Despite the lull in the property market, which by the third quarter of 2016 had seen 72 percent rise in vacancy rate in the highbrow locations, there is demand push for properties whose prices are naira-denominated, metrobusinessnews.com findings have shown.
The new demand wave which is mainly for residential properties in the high end submarkets such as Ikoyi, Victoria Island and Lekki in Lagos, Asokoro, Wuse, Garki etc in Abuja and Trans Amadi, both Old and New GRAs in Port Harcourt, is driven by buyers coming into the market with foreign currencies.
This is against what obtains in the commercial segments of the market, especially in prime office and retail space where rents and sales prices are predominantly dollar-denominated. “This class of properties is struggling because of the challenges in exchange rate”, says Bolaji Edu, CEO, Broll Nigeria.
The local currency in Nigeria has been devalued to a ridiculous level where the naira exchanges with the dollar at about N475 to a dollar, and about N530 to one pound, giving potential investors or home buyers who earn income in dollars or have access to dollar or pounds advantage in the local market.
“We have seen increased interest of over 20 percent from Nigerians in Diaspora to invest in property here, especially in those that are naira-denominated, because they are considered relatively cheap because of the weak naira which gives strong currency holders advantage”, Edu noted in an interview.
He explained that, for those who earn income in dollars, pounds or euros, the naira-denominated assets were very cheap for them, adding, “the price for them is cheaper by 50 percent in dollar terms; so, they see now, when the naira is devalued, as a big opportunity to invest in property in Nigeria”.

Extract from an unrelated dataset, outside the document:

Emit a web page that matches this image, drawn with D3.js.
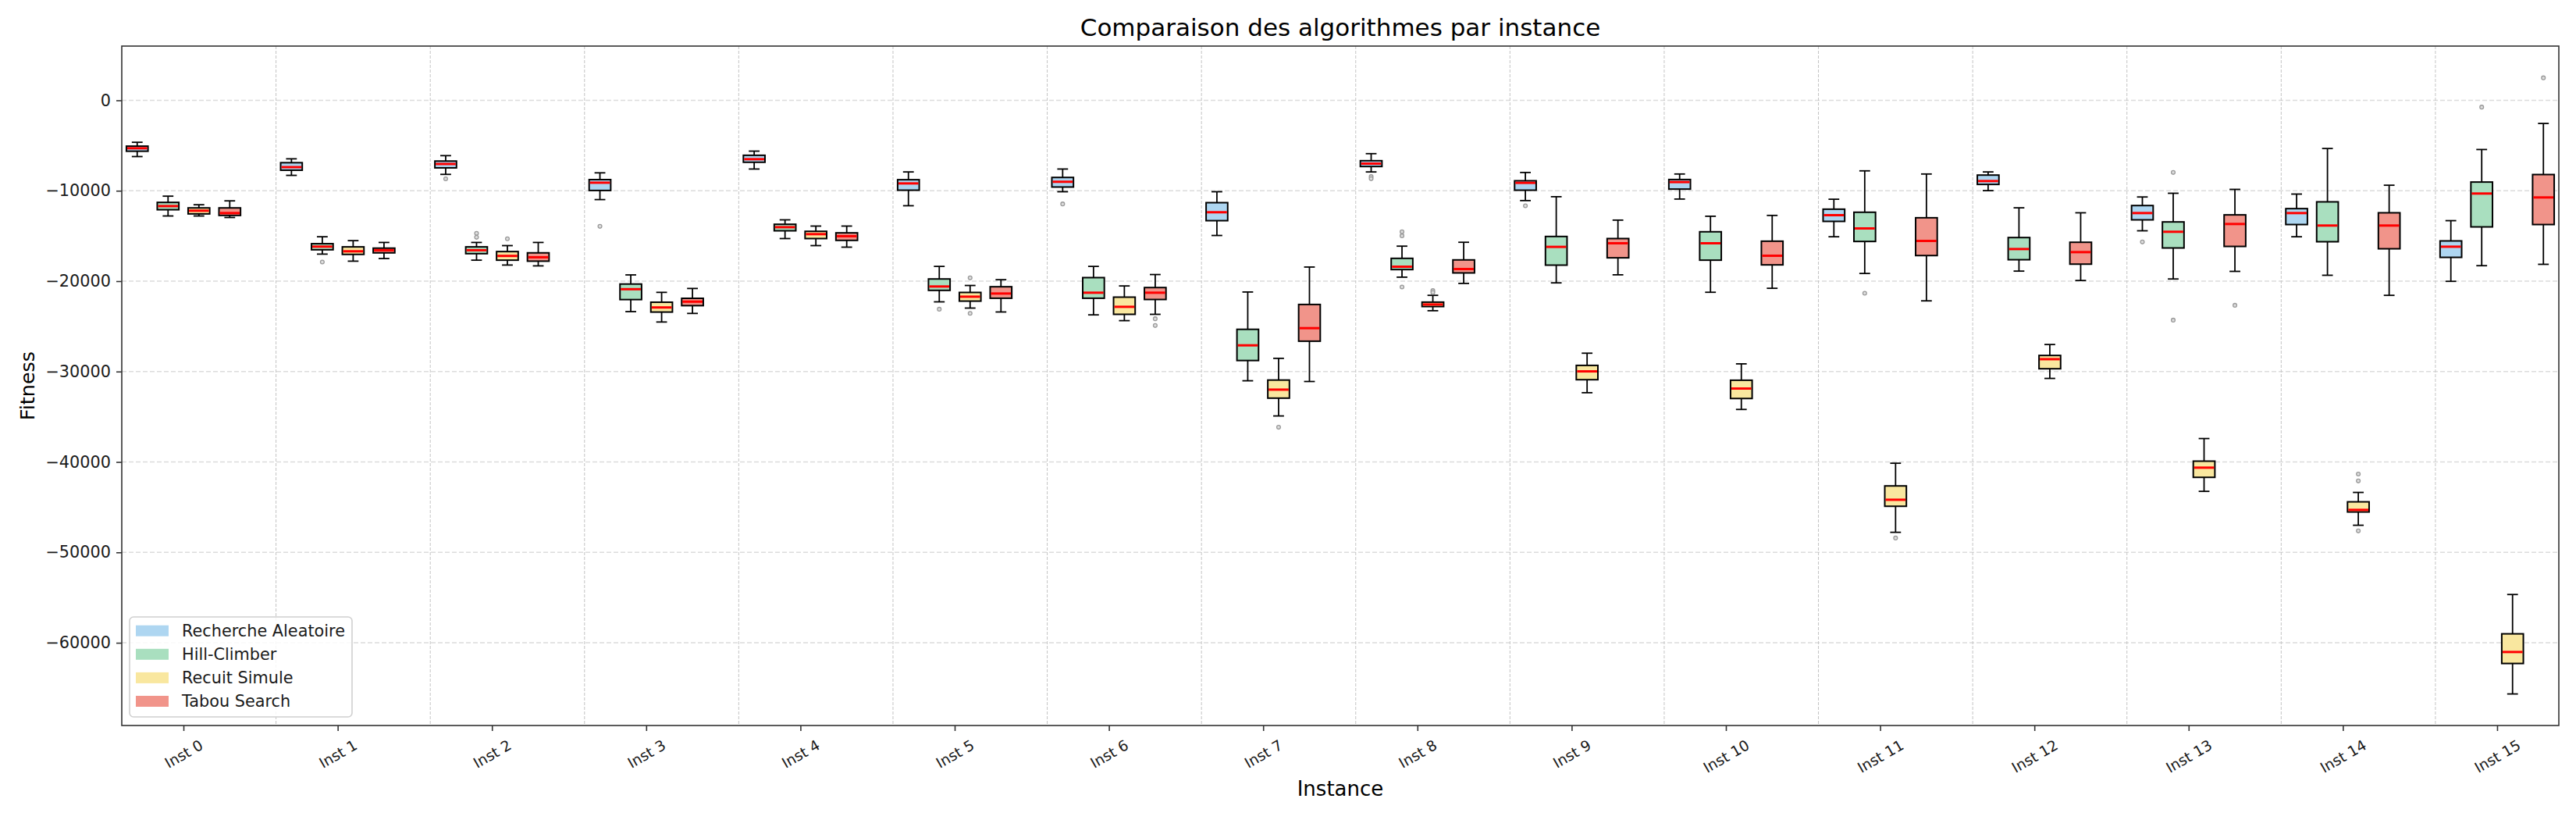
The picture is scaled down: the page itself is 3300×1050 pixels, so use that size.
<!DOCTYPE html>
<html>
<head>
<meta charset="utf-8">
<script src="https://cdn.jsdelivr.net/npm/d3@7"></script>
<style>
  body { margin: 0; background: #fff; }
  text { font-family: 'DejaVu Sans', sans-serif; }
</style>
</head>
<body>
<svg id="chart"></svg>
<script>
const w = 3300;
const h = 1050;
const margin = { top: 59, right: 22, bottom: 121, left: 156 };

const categories = d3.range(16).map((i) => 'Inst ' + i);
const algorithms = ['Recherche Aleatoire', 'Hill-Climber', 'Recuit Simule', 'Tabou Search'];
const colors = ['#AED6F1', '#A9DFBF', '#F9E79F', '#F1948A'];
const yTicks = [0, -10000, -20000, -30000, -40000, -50000, -60000];
const yDomain = [-69150, 6000];

// [whisker bas, Q1, mediane, Q3, whisker haut] par instance
const randomStats = [
  [-6220, -5630, -5300, -5070, -4640],
  [-8300, -7730, -7390, -6900, -6470],
  [-8190, -7470, -7040, -6720, -6120],
  [-10980, -9970, -9110, -8770, -8020],
  [-7600, -6850, -6510, -6080, -5620],
  [-11660, -9940, -9190, -8780, -7920],
  [-10110, -9590, -9010, -8530, -7600],
  [-14950, -13310, -12380, -11320, -10110],
  [-7920, -7320, -7000, -6680, -5900],
  [-11090, -9940, -9130, -8900, -7980],
  [-10920, -9820, -9040, -8760, -8150],
  [-15090, -13390, -12700, -12040, -10940],
  [-9990, -9300, -8930, -8270, -7920],
  [-14430, -13220, -12470, -11640, -10690],
  [-15090, -13740, -12470, -11980, -10370],
  [-20020, -17370, -16190, -15550, -13310],
];
const hillStats = [
  [-12790, -12100, -11700, -11290, -10600],
  [-17010, -16530, -16180, -15860, -15090],
  [-17680, -16960, -16580, -16210, -15720],
  [-23370, -22040, -20890, -20320, -19310],
  [-15290, -14430, -14030, -13710, -13220],
  [-22290, -21020, -20590, -19760, -18370],
  [-23730, -21890, -21280, -19610, -18370],
  [-31020, -28780, -27100, -25330, -21200],
  [-19560, -18720, -18400, -17480, -16130],
  [-20190, -18230, -16210, -15060, -10660],
  [-21230, -17680, -15810, -14540, -12820],
  [-19150, -15610, -14170, -12380, -7800],
  [-18890, -17630, -16450, -15180, -11890],
  [-19760, -16330, -14540, -13450, -10280],
  [-19350, -15640, -13850, -11230, -5330],
  [-18290, -14000, -10310, -9040, -5440],
];
const recuitStats = [
  [-12790, -12560, -12210, -11900, -11550],
  [-17790, -17040, -16700, -16210, -15520],
  [-18220, -17680, -17210, -16730, -16070],
  [-24520, -23420, -22910, -22330, -21240],
  [-16070, -15290, -14800, -14490, -13910],
  [-22980, -22210, -21720, -21250, -20480],
  [-24370, -23670, -22840, -21770, -20530],
  [-34910, -32940, -32000, -30940, -28540],
  [-23270, -22810, -22580, -22320, -21570],
  [-32340, -30900, -29980, -29320, -27970],
  [-34190, -32980, -31880, -30960, -29150],
  [-47780, -44900, -44180, -42650, -40140],
  [-30760, -29690, -28630, -28220, -27010],
  [-43250, -41700, -40630, -39910, -37410],
  [-47000, -45530, -45300, -44410, -43370],
  [-65660, -62290, -61020, -59010, -54660],
];
const tabouStats = [
  [-12960, -12730, -12470, -11900, -11120],
  [-17500, -16870, -16580, -16350, -15720],
  [-18310, -17790, -17360, -16870, -15720],
  [-23570, -22710, -22270, -21900, -20810],
  [-16240, -15490, -15030, -14660, -13910],
  [-23410, -21890, -21370, -20620, -19840],
  [-23670, -22030, -21280, -20710, -19270],
  [-31100, -26640, -25200, -22580, -18440],
  [-20250, -19090, -18660, -17650, -15700],
  [-19300, -17420, -15810, -15290, -13250],
  [-20790, -18200, -17190, -15580, -12730],
  [-22180, -17170, -15550, -12990, -8150],
  [-19930, -18120, -16790, -15700, -12440],
  [-18920, -16160, -13680, -12670, -9850],
  [-21570, -16420, -13850, -12440, -9390],
  [-18140, -13740, -10740, -8210, -2560],
];

// valeurs aberrantes : [instance, valeur]
const randomFliers = [[2, -8680], [3, -13940], [6, -11460], [8, -8440], [8, -8670], [9, -11660], [13, -15670]];
const hillFliers = [[1, -17880], [2, -14710], [2, -15150], [5, -23100], [8, -14540], [8, -14980], [8, -20650],
  [11, -21340], [13, -7980], [13, -24310], [15, -750]];
const recuitFliers = [[2, -15320], [5, -19640], [5, -23560], [7, -36160], [8, -21050], [8, -21250],
  [11, -48410], [14, -41330], [14, -42100], [14, -47630]];
const tabouFliers = [[6, -24160], [6, -24910], [13, -22670], [15, 2490]];

const allStats = [randomStats, hillStats, recuitStats, tabouStats];
const allFliers = [randomFliers, hillFliers, recuitFliers, tabouFliers];

const svg = d3.select('#chart').attr('width', w).attr('height', h);

const x = d3.scaleLinear().domain([-2, 77]).range([margin.left, w - margin.right]);
const y = d3.scaleLinear().domain(yDomain).range([h - margin.bottom, margin.top]);

const boxW = 0.7;
const pos = (inst, alg) => 5 * inst + alg - 1.5;

// grille horizontale
svg.append('g')
  .selectAll('line')
  .data(yTicks)
  .enter()
  .append('line')
  .attr('x1', margin.left)
  .attr('x2', w - margin.right)
  .attr('y1', (d) => y(d))
  .attr('y2', (d) => y(d))
  .attr('stroke', '#dcdcdc')
  .attr('stroke-width', 1.5)
  .attr('stroke-dasharray', '6,3');

// separateurs verticaux
svg.append('g')
  .selectAll('line')
  .data(d3.range(15))
  .enter()
  .append('line')
  .attr('x1', (d) => x(5 * d + 3))
  .attr('x2', (d) => x(5 * d + 3))
  .attr('y1', margin.top)
  .attr('y2', h - margin.bottom)
  .attr('stroke', '#c4c4c4')
  .attr('stroke-width', 1)
  .attr('stroke-dasharray', '4,2');

const boxes = [];
allStats.forEach((stats, a) => {
  stats.forEach((s, i) => {
    boxes.push({ inst: i, alg: a, lo: s[0], q1: s[1], med: s[2], q3: s[3], hi: s[4] });
  });
});
const fliers = [];
allFliers.forEach((list, a) => {
  list.forEach((f) => fliers.push({ inst: f[0], alg: a, v: f[1] }));
});

const g = svg.append('g');
const bx = g.selectAll('g.box').data(boxes).enter().append('g').attr('class', 'box');

// moustaches
bx.append('line')
  .attr('x1', (d) => x(pos(d.inst, d.alg)))
  .attr('x2', (d) => x(pos(d.inst, d.alg)))
  .attr('y1', (d) => y(d.hi))
  .attr('y2', (d) => y(d.lo))
  .attr('stroke', '#000')
  .attr('stroke-width', 1.8);
bx.append('line')
  .attr('x1', (d) => x(pos(d.inst, d.alg) - boxW / 4))
  .attr('x2', (d) => x(pos(d.inst, d.alg) + boxW / 4))
  .attr('y1', (d) => y(d.hi))
  .attr('y2', (d) => y(d.hi))
  .attr('stroke', '#000')
  .attr('stroke-width', 1.8);
bx.append('line')
  .attr('x1', (d) => x(pos(d.inst, d.alg) - boxW / 4))
  .attr('x2', (d) => x(pos(d.inst, d.alg) + boxW / 4))
  .attr('y1', (d) => y(d.lo))
  .attr('y2', (d) => y(d.lo))
  .attr('stroke', '#000')
  .attr('stroke-width', 1.8);

// boites
bx.append('rect')
  .attr('x', (d) => x(pos(d.inst, d.alg) - boxW / 2))
  .attr('y', (d) => y(d.q3))
  .attr('width', x(boxW) - x(0))
  .attr('height', (d) => y(d.q1) - y(d.q3))
  .attr('fill', (d) => colors[d.alg])
  .attr('stroke', '#000')
  .attr('stroke-width', 2);

// medianes
bx.append('line')
  .attr('x1', (d) => x(pos(d.inst, d.alg) - boxW / 2) + 1)
  .attr('x2', (d) => x(pos(d.inst, d.alg) + boxW / 2) - 1)
  .attr('y1', (d) => y(d.med))
  .attr('y2', (d) => y(d.med))
  .attr('stroke', '#ff0000')
  .attr('stroke-width', 3);

g.selectAll('circle')
  .data(fliers)
  .enter()
  .append('circle')
  .attr('cx', (d) => x(pos(d.inst, d.alg)))
  .attr('cy', (d) => y(d.v))
  .attr('r', 2.4)
  .attr('fill', '#dedede')
  .attr('stroke', '#9a9a9a')
  .attr('stroke-width', 1.3);

// axes
const fmt = (d) => (d < 0 ? '\u2212' + Math.abs(d) : '' + d);
const yAxis = svg.append('g')
  .attr('transform', `translate(${margin.left}, 0)`)
  .call(d3.axisLeft(y).tickValues(yTicks).tickFormat(fmt).tickSize(7).tickPadding(7));
yAxis.select('.domain').remove();
yAxis.selectAll('line').attr('stroke', '#333').attr('stroke-width', 1.6);
yAxis.selectAll('text').attr('font-size', 20.8).attr('fill', '#1a1a1a')
  .attr('font-family', "'DejaVu Sans', sans-serif");

const xAxis = svg.append('g')
  .attr('transform', `translate(0, ${h - margin.bottom})`)
  .call(d3.axisBottom(x).tickValues(categories.map((c, i) => 5 * i))
    .tickFormat((d, i) => categories[i]).tickSize(7).tickPadding(7));
xAxis.select('.domain').remove();
xAxis.selectAll('line').attr('stroke', '#333').attr('stroke-width', 1.6);
const fsX = 18.75;
xAxis.selectAll('text')
  .attr('font-size', fsX)
  .attr('fill', '#1a1a1a')
  .attr('font-family', "'DejaVu Sans', sans-serif")
  .attr('text-anchor', 'middle')
  .attr('y', 0)
  .attr('dy', '0.35em')
  .attr('transform', function () {
    const L = this.getComputedTextLength();
    const H = L * 0.5 + fsX * 1.16 * 0.866;
    return `translate(0, ${14 + H / 2}) rotate(-30)`;
  });

// cadre
svg.append('rect')
  .attr('x', margin.left)
  .attr('y', margin.top)
  .attr('width', w - margin.left - margin.right)
  .attr('height', h - margin.top - margin.bottom)
  .attr('fill', 'none')
  .attr('stroke', '#333')
  .attr('stroke-width', 1.6);

// titres
svg.append('text')
  .attr('x', (margin.left + w - margin.right) / 2)
  .attr('y', 46)
  .attr('text-anchor', 'middle')
  .attr('font-size', 31)
  .attr('fill', '#000')
  .text('Comparaison des algorithmes par instance');

svg.append('text')
  .attr('x', (margin.left + w - margin.right) / 2)
  .attr('y', 1019)
  .attr('text-anchor', 'middle')
  .attr('font-size', 26)
  .attr('fill', '#000')
  .text('Instance');

svg.append('text')
  .attr('transform', `translate(44, ${(margin.top + h - margin.bottom) / 2}) rotate(-90)`)
  .attr('text-anchor', 'middle')
  .attr('font-size', 25.5)
  .attr('fill', '#000')
  .text('Fitness');

// legende
const leg = svg.append('g').attr('transform', 'translate(166, 790)');
leg.append('rect')
  .attr('width', 285)
  .attr('height', 128)
  .attr('rx', 5)
  .attr('fill', '#fff')
  .attr('fill-opacity', 0.85)
  .attr('stroke', '#d0d0d0')
  .attr('stroke-width', 1.6);
const items = leg.selectAll('g.item')
  .data(algorithms)
  .enter()
  .append('g')
  .attr('class', 'item')
  .attr('transform', (d, i) => `translate(0, ${17.7 + i * 30.1})`);
items.append('rect')
  .attr('x', 8)
  .attr('y', -7)
  .attr('width', 42)
  .attr('height', 14)
  .attr('fill', (d, i) => colors[i]);
items.append('text')
  .attr('x', 67)
  .attr('dy', '0.35em')
  .attr('font-size', 20.8)
  .attr('fill', '#1a1a1a')
  .text((d) => d);
</script>
</body>
</html>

Maryanne Udo Okonjo, CEO, Fine and Country West Africa, affirms, disclosing that in some of the residential apartments they are handling, the have seen about 20 percent interest from Diaspora Nigerians that have translated to closed deals
“We have seen buyers who have bought before and are buying again because of the stronger currency advantage they have. Our Oakwood Residences in Ikoyi, which has been substantially taken up, goes for $350,000 which has never happened before. About 12 months ago, when the exchange rate was low, that amount, when converted, could only get a buyer a town house in somewhere like Lekki”, she said.
Continuing, she said, “this is a positive development and we are planning to take the Nigerian real estate to the world through our Refined Investors Series billed for the first quarter of 2017 in UK”.
Munachi Okoye, a close property market watcher and CEO, MCO Real Estate Limited, also affirms that Diaspora Nigerians see the falling naira as an opportunity to buy property in Nigeria. “We are currently dealing with interest from Diaspora Nigerians and sourcing property for them. I also know of others (friends and family) who are buying land in particular at this time”, he said in a telephone interview, citing Legacy Estates, a new residential development by Structura Casa LLB, that has been sold primarily to Diaspora Nigerians.
Similarly, Banana Paradise, a newly completed apartments block standing on three floors plus a penthouse in Banana Island developed by Lekki Gardens Estates has been sold out and, according to Toyin Omotilewa, a quantity surveyor at the company, the houses are now on secondary market for N80 million per flat, up from N45 million just a few months ago.
In Port Harcourt, apartments, duplexes and luxury villas in the Golf Estate located on Trans Amadi area of the Garden City has seen considerable rise in demand and Mustapha Njie, CEO, Taf Africa Homes—developers and promoters of the estate—says each of these house-types has seen over 35 percent price increase.
Edu pointed out however, that investors are now not only cautious, but also savvy, explaining, “when an economy is in recession, investors become more particular and cautious about what they put their money into. They invest in products whose quality, location, pricing, etc are right”.
He added that quality is of essence at a time like this, noting, “if you drive down a street in Ikoyi, for instance, you could see an apartment block that is completely empty. Further down the street, you could also find another block that is fully occupied and there is never a vacancy in such a block. This is because people have got limited finances and they still want to invest, so they have to look for quality assets”.
Recession notwithstanding, Nigeria remains a real estate investment destination in Sub-Saharan Africa. It has the potential to be the sub-region’s largest market but it is not at the moment because, according to the Broll chief executive, “there are still a lot of things that need to be done that can lead to increased investment interest in the country. One of them is lack of transparency in real estate transactions. The market is too opaque for people to understand it”.
He advised that the government needs to look into the cost of construction here because, compared to other countries, it is too high. “We need to reduce the cost of construction because it limits how much an investor can put on the market”, he advised further.